Ways to deal with the jicker: 1. drink a lot. 2. eat a lot 3. buy boots.
Splurge is another good word, like jicker and doozy. But can you technically splurge when the boots are super-duper on sale? Above you see three newly waterproofed pairs of man-boots, and two pairs of, well, more man-boots in a smallish size. They fit me like a glove-boot. I’ve been in the habit of wearing stupid things in a construction zone due to not having smart shoes to wear, so I finally decided to get some good, sturdy boots. The ones I’m wearing are cushioned, yet ventilated, steel -toed, yet light at the same time. Oxymoronic comfort. The matching pair of chestnut boots were just a coincidence. Mike had bought his three pair of bootage the weekend before at the now-closing Normans in Bad Axe. I bought mine the following weekend, not realizing it was the same boot. But how adorable- we can tramp around the church matching our little hearts out!
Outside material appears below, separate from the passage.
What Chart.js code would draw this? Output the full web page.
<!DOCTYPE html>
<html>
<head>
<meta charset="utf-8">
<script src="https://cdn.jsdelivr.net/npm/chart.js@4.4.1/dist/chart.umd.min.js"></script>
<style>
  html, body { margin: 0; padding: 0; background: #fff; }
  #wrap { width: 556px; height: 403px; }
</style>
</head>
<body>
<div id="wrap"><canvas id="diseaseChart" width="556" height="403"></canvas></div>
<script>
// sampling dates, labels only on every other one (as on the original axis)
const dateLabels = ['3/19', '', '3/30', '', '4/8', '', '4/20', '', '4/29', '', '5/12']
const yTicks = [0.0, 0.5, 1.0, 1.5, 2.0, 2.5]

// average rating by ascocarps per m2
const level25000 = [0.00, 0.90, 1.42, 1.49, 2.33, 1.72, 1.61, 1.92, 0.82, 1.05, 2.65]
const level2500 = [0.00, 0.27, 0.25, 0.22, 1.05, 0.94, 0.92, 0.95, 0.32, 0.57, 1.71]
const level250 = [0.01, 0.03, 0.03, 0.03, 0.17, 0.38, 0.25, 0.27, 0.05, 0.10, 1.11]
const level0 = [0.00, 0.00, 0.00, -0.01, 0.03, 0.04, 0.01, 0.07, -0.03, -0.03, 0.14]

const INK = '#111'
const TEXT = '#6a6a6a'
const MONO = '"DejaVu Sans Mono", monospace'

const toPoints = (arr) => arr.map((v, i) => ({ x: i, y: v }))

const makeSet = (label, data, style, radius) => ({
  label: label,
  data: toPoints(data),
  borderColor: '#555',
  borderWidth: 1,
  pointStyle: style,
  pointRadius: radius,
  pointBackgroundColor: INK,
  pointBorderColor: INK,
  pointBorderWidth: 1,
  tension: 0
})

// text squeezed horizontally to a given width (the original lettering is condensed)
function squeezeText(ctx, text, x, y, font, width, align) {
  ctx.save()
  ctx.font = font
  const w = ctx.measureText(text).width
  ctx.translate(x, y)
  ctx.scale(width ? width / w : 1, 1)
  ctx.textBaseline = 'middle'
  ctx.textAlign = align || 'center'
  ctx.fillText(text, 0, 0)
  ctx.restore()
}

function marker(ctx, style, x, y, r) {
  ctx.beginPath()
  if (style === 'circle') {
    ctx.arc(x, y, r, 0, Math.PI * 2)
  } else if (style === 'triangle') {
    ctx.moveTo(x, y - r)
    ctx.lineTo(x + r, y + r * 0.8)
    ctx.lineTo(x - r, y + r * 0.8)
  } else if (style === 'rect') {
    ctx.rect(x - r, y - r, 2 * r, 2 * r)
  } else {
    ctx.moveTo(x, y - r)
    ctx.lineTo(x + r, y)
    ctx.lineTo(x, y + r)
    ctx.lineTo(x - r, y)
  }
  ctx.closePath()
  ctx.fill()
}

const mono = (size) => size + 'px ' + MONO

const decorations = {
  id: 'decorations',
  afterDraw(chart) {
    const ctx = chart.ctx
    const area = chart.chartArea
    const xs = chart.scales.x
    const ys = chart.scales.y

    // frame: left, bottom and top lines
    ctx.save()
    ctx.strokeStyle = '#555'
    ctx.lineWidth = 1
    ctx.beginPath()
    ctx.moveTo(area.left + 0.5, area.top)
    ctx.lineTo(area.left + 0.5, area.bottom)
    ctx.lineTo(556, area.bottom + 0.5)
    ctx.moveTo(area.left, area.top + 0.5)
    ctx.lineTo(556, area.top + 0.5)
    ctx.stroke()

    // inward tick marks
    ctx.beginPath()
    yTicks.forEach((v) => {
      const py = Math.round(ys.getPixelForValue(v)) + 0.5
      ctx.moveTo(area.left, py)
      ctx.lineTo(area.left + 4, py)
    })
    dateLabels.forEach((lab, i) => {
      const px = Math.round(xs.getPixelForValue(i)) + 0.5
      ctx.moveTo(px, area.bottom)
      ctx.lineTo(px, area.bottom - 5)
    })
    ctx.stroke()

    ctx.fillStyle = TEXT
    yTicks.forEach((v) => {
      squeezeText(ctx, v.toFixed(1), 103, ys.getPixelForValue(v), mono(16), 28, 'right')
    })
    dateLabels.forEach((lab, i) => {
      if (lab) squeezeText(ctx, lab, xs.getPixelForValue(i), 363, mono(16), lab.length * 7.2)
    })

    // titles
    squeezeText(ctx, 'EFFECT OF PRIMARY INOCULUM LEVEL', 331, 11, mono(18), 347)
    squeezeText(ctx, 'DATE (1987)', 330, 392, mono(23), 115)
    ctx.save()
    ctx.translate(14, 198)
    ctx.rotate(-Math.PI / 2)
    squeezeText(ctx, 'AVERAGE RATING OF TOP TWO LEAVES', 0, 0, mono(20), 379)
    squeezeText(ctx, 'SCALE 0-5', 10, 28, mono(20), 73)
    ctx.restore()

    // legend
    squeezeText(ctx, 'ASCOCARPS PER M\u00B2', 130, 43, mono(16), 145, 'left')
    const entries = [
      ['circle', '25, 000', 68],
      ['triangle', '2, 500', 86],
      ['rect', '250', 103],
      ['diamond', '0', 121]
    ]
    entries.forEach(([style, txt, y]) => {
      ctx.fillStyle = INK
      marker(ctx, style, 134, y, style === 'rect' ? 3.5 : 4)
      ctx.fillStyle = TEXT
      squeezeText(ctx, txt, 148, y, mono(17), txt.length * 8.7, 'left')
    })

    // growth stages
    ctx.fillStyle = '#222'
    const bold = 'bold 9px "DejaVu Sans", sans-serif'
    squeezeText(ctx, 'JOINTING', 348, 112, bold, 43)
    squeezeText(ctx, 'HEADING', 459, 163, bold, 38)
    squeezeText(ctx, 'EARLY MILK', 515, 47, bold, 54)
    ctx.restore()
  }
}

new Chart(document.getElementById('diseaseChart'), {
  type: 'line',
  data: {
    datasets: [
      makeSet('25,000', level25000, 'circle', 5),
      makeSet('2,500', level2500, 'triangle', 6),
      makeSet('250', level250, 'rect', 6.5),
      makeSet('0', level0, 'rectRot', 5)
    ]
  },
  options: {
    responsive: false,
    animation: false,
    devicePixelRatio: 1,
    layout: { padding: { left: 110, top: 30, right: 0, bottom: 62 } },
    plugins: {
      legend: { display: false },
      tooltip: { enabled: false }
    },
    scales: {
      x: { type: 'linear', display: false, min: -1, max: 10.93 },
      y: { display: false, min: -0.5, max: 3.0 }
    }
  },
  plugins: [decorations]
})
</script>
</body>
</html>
Of course my flannel is shot with silver glittery threads. I know you can’t see it in the photo, but you can see the black velvet collar. Looks great with caulk stuck to it.
Speaking of caulk, that’s what we’ve been spending our weekends playing with. And when I say playing, I mean getting up on a high ladder, balancing precariously, using bare fingers to stuff nasty dusty cracks in the church with a sticky, gooey and totally ornery substance while feeling like you’ve never been able to do anything right IN YOUR WHOLE PATHETIC LIFE because the caulk won’t stay put and starts dripping down onto your cute flannel shirt shot with silver thread and collared in velvet. You know, that kind of playing. Just the way to get through the Jicker.
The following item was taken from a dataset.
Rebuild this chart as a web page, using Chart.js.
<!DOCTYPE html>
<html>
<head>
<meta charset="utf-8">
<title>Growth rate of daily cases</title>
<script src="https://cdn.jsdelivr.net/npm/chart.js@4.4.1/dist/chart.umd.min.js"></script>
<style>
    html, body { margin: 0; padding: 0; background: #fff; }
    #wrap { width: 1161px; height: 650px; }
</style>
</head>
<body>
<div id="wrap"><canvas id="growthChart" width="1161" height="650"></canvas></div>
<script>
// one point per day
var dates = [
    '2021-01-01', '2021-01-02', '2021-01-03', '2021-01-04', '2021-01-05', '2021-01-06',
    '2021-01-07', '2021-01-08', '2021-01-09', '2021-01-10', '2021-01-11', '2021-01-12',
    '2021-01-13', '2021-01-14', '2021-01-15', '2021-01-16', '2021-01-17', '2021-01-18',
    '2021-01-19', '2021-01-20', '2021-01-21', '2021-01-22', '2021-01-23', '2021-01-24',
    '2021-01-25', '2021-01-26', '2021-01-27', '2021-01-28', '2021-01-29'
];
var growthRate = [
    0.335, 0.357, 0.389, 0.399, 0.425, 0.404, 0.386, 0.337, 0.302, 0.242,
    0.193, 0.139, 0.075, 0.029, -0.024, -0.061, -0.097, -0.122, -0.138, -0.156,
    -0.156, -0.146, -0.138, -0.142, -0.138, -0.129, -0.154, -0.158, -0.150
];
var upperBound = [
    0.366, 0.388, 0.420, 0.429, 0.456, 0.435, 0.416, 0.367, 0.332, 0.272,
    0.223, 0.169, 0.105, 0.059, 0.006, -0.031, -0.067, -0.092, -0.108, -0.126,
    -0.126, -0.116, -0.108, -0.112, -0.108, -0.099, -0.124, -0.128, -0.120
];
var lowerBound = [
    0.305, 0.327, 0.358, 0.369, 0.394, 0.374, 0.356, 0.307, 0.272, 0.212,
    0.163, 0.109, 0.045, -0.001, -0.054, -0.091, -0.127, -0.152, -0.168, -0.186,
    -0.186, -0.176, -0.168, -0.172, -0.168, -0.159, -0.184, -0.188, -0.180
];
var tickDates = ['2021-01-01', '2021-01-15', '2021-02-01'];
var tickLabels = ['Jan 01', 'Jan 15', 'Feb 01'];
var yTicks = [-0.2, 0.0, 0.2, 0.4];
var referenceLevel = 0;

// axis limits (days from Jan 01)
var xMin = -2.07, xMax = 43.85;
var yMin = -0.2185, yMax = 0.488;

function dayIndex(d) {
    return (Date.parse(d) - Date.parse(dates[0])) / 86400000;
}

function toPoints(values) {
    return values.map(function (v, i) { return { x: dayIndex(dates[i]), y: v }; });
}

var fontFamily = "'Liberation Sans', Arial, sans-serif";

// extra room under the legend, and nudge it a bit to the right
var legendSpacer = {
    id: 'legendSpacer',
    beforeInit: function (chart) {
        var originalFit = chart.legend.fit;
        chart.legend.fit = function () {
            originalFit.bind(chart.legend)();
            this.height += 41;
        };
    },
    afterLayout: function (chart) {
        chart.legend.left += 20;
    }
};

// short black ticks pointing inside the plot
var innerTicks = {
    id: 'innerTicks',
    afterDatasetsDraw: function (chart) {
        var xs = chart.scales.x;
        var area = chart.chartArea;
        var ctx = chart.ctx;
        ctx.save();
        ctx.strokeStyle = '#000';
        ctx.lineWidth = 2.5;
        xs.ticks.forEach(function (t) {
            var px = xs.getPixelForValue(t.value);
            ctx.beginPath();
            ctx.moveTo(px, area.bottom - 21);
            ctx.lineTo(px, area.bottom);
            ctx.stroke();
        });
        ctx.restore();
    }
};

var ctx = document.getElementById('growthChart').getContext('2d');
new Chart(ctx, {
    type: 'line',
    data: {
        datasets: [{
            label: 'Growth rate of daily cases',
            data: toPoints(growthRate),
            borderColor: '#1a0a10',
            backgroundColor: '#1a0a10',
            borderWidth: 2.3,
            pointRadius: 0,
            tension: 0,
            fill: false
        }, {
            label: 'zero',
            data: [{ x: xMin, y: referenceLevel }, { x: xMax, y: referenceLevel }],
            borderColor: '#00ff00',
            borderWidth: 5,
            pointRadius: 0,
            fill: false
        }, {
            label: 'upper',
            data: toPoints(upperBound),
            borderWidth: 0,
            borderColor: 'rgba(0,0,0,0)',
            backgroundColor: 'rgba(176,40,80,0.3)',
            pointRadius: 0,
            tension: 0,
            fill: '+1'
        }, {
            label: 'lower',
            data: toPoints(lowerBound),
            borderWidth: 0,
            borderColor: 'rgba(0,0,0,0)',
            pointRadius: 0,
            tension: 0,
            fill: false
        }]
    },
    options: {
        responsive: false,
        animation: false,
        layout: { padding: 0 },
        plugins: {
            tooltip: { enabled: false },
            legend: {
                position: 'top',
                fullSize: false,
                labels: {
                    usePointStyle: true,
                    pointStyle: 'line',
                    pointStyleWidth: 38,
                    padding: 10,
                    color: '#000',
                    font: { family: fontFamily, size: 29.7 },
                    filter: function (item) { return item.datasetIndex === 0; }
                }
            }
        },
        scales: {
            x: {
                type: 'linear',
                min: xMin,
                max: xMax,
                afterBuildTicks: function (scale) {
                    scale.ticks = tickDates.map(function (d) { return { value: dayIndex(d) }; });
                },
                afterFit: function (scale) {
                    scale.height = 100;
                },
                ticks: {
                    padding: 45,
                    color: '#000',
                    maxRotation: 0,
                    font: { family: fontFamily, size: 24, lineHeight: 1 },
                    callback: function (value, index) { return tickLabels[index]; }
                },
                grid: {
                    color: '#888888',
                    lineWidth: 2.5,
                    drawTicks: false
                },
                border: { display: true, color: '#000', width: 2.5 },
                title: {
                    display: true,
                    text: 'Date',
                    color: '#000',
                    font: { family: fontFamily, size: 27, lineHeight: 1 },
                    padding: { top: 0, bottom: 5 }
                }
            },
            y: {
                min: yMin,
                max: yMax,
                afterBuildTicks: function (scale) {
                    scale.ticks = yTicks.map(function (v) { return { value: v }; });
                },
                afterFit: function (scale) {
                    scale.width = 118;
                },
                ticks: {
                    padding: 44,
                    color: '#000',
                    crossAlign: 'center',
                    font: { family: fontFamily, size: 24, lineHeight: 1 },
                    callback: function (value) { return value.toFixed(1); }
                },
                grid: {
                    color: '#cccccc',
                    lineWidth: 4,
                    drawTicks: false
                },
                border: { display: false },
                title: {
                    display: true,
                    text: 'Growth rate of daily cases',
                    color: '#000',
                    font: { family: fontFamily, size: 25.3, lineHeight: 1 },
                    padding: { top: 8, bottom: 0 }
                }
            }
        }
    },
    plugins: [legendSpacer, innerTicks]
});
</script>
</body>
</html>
In case that sounds like way too much fun for a Sunday morning, I forgot to mention the enclosed spaces we’re working in…
…and the scraping of cakes of crud, gobs of grime, and flakes of flotsam that will accompany the eventual (and looming) painting of the Ceiling. I capitalize it because I have a healthy respect for the Ceiling. It’s vast, and may kill us or leave us writhing, at the very least.
Luckily Santa brought us bright blue gloves to brighten the Midwinter Jicker Dark Blues. Thanks Dad! I mean Santa!
Note the difference in fit of the glove between the box photo and my actual hand. It turned out to be more efficacious to use the bare hand when stuffing toothpaste back into the tube, which is the equivalent of what we were doing with the caulk. But the gloves are uber suave, and I used them with style.
So we got through most of both sides of the church in two weekends, not by killing ourselves, but by pacing ourselves. I think we’ve finally come to the conclusion that there’s no use in damaging yourself for something that is supposed to give you joy and be a good thing. No one wants bad Ju Ju in the church. Well, it might be too late for that, considering its history, but it is an environment that, of any I’ve known, would be able to keep the Midwinter Jicker at bay. There is always some symbol of the beauty to come…
…and inspiration to keep us coming back weekend after cold, dry, dark weekend to make the church a place of beauty and inspiration for everyone.